Erie at Large: Securing Voter Suppression
A look at the legislative tactics aimed at disenfranchising voters
Republicans in the Pennsylvania General Assembly are reliably consistent on two related fronts. In recent years, they've pushed a spate of voter suppression legislation under the guise of election security, and when they believe their undemocratic legislative efforts will die on the tip of the governor's veto pen, they try to place their agenda on the ballot as a constitutional amendment. It's a move designed to usurp the governor's veto power and to undermine the legislative process.
Following suit, Erie's Republican State Senator Dan Laughlin announced in December that he would introduce a constitutional amendment to require every Pennsylvania voter to show identification each time they go to the polls. Currently, voters are only required to show ID the first time they vote or the first time they vote at a new polling place as a result of a change of address.

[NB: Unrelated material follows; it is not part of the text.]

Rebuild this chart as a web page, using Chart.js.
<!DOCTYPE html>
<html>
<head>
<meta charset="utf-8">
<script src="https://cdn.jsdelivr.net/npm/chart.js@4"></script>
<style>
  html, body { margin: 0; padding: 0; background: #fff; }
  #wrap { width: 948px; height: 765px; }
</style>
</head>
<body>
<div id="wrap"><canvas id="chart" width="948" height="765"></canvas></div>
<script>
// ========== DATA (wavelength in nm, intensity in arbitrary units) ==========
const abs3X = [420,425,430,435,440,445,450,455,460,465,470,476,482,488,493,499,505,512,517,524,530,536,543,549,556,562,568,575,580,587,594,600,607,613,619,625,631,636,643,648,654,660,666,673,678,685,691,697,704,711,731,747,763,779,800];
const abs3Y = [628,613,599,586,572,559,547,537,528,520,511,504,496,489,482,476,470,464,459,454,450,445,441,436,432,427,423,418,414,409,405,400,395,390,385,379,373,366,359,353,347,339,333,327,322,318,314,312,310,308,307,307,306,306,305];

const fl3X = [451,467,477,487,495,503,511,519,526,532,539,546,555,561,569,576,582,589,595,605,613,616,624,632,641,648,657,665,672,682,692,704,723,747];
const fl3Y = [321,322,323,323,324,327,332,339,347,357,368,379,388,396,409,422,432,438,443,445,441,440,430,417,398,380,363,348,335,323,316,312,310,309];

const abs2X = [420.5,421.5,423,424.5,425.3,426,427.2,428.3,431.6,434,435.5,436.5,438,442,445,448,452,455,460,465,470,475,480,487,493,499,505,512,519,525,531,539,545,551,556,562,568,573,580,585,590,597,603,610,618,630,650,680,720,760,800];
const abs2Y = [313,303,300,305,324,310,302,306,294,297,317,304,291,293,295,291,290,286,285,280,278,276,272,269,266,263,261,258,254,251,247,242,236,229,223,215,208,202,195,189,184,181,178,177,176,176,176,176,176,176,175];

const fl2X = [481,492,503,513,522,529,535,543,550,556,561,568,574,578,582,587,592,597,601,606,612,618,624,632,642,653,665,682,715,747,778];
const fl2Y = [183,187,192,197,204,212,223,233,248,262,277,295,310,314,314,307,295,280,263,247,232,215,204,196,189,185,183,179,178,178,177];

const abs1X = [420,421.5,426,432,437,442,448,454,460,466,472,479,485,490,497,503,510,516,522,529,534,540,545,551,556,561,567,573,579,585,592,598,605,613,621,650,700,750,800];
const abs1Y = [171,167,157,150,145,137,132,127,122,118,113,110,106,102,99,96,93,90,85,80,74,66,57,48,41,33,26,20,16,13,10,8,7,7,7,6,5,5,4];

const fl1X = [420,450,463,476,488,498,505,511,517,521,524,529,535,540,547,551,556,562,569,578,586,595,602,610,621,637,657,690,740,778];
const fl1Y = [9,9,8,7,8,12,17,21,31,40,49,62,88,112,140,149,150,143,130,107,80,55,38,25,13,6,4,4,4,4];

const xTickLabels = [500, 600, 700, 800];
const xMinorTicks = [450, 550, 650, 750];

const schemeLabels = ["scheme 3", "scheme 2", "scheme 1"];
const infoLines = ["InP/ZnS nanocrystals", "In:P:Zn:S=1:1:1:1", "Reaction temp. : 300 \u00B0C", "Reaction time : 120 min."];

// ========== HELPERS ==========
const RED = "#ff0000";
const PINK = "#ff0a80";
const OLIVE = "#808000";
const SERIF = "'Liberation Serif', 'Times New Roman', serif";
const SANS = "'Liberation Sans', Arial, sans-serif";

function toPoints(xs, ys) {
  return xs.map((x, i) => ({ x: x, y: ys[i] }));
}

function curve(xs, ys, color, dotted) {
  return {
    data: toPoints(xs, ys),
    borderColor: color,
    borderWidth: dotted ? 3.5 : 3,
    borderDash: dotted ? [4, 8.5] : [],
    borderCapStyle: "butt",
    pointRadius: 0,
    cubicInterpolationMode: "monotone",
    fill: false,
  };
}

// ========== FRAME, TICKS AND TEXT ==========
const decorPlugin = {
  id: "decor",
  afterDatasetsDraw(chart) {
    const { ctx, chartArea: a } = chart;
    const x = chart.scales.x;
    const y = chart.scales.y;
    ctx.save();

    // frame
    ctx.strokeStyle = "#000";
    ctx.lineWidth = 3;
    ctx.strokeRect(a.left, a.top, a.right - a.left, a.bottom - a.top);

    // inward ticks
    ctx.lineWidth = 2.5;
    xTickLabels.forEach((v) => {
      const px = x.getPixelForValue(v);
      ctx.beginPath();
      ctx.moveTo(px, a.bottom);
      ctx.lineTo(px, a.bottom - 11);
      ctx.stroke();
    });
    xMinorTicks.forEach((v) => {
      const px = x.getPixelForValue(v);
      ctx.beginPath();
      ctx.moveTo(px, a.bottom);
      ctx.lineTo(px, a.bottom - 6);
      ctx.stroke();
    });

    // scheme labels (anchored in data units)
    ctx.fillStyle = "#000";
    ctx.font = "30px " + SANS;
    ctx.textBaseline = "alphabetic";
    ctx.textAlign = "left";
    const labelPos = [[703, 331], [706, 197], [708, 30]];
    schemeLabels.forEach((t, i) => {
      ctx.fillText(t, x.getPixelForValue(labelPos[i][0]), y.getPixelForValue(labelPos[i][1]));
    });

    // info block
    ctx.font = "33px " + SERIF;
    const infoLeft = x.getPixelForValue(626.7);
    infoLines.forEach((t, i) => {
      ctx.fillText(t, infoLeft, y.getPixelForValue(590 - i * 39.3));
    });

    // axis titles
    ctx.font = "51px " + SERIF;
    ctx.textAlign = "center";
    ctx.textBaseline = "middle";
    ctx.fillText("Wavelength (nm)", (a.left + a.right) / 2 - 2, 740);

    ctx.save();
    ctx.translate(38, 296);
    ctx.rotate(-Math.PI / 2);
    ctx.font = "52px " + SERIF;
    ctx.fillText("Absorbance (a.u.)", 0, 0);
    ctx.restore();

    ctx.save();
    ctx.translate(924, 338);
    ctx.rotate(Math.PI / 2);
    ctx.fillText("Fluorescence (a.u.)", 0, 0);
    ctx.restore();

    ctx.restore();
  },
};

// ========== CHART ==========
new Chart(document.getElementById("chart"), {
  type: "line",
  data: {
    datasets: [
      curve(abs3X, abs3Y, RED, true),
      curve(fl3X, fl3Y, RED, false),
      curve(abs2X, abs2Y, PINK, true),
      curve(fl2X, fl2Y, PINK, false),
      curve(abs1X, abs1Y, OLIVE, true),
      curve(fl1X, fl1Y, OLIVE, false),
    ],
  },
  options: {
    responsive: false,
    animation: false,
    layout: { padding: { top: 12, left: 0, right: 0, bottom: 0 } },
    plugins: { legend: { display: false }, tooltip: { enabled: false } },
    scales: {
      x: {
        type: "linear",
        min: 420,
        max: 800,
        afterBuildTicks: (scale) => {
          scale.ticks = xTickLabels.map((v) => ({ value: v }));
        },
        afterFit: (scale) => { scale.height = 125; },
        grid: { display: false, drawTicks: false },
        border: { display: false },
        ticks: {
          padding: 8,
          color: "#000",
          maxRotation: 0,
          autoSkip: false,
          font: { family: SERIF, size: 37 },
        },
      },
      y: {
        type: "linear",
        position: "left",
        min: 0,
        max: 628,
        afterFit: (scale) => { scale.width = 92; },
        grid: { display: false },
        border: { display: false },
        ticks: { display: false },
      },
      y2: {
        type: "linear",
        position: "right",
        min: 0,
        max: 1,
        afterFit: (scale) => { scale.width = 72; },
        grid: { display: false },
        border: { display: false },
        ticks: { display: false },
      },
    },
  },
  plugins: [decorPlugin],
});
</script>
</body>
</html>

In order to put a constitutional amendment on the ballot, it must pass through the General Assembly in two consecutive terms. Laughlin's bill, Senate Bill 1 of the 2023-2024 legislative session, would be the second passage of a voter ID amendment that was introduced by Republican State Senator Judy Ward and passed in the 2021-2022 legislative session. If passed, SB1 could be on the ballot in the May 16 primary election.
Universal voter ID laws, like the one proposed by Laughlin, are widely seen as an attempt to suppress the votes of young voters and poor voters, particularly Black and Latino voters in those categories, who are less likely to have a government-issued ID.
The costs associated with obtaining a government-issued ID like a drivers license or a non- driver state ID can be prohibitive for many people, even when states offer free ID. That's because those ID seekers might have to take time off work, pay fees to other governmental agencies for a birth certificate or another primary form of identification, or incur significant travel costs to get to a location where ID services are available. The travel burden can be significant for the disabled, the elderly, and people who live in rural areas without access to public transportation, according to data collected by the American Civil Liberties Union (ACLU).
Other states that have passed universal voter ID laws appear to have specifically targeted rural poor and Black voters. In Texas, some rural residents travel as far as 170 miles round trip to the nearest state ID office; and in Alabama, state officials closed 31 drivers license centers — mostly located in majority Black counties — one year after enacting a strict voter ID law. A 2014 study by the Government Accountability Office found that unnecessarily strict voter ID laws can reduce voter turnout by 2 to 3 percentage points, which could be significant considering that the margin of victory in Pennsylvania during the last two presidential elections was less than 2 percent.
It probably doesn't need to be explained, but the people most affected by voter ID requirements tend to vote Democrat when they go to the polls. So it seems all too clear that Pennsylvania Republicans in the General Assembly — most of whom favored overturning the results of the 2020 presidential election — are simply setting the stage to legitimize the coup they failed to pull off last go round.
Laughlin argues that SB1 has widespread public support, and it did. But that's only because of widespread misinformation and false claims about voter fraud in the 2020 election. Laughlin's co-sponsorship memo introducing the bill references a June 2021 Franklin & Marshall poll in which 74 percent of Pennsylvanians said they support a law requiring all voters to show ID to vote. But this poll was conducted as the conspiracy to overturn the 2020 election raged on, and false claims were repeated (ad nauseam) by Republican pundits and elected officials alike.
A review of Franklin & Marshall polls by PoliticsPA.com found that the same question yielded much less support — just 26 percent — when asked in May 2022, and almost no support — just 1 percent — in August 2020, before the "Big Lie" permeated the political landscape.
In other words, voter ID laws have virtually no support among Pennsylvania voters without the lies and half truths about election security in the commonwealth.
That's because the system works.
According to a report by the York Daily Record, prosecutors across Pennsylvania filed charges in just four cases of voter fraud in the 2020 election. Three of those four offenders were registered Republicans who attempted to vote in person for deceased or absent voters, and the fourth was a registered Democrat in Bucks County attempting to complete a mail-in ballot for her mother, who passed away in September 2020 after legally requesting the mail ballot. Election officials in Bucks County flagged the forged signature on the external envelope and identified the voter as deceased before notifying police. The envelope was set aside and the ballot was never even opened. The checks and balances set in place by county election staff proved successful in all four cases.
Nevertheless, Laughlin persists.
It's the continuation of a broader "will of the people" strategy to undermine democratic processes in the Commonwealth of Pennsylvania. And in his new role as Republican policy chair in the Pennsylvania Senate, Laughlin controls the flow of hearings and data collection that inform the Republican legislative policy agenda in the Senate, including this proposed constitutional amendment.
Let's just hope he won't need Rudy Giuliani to come back and explain it.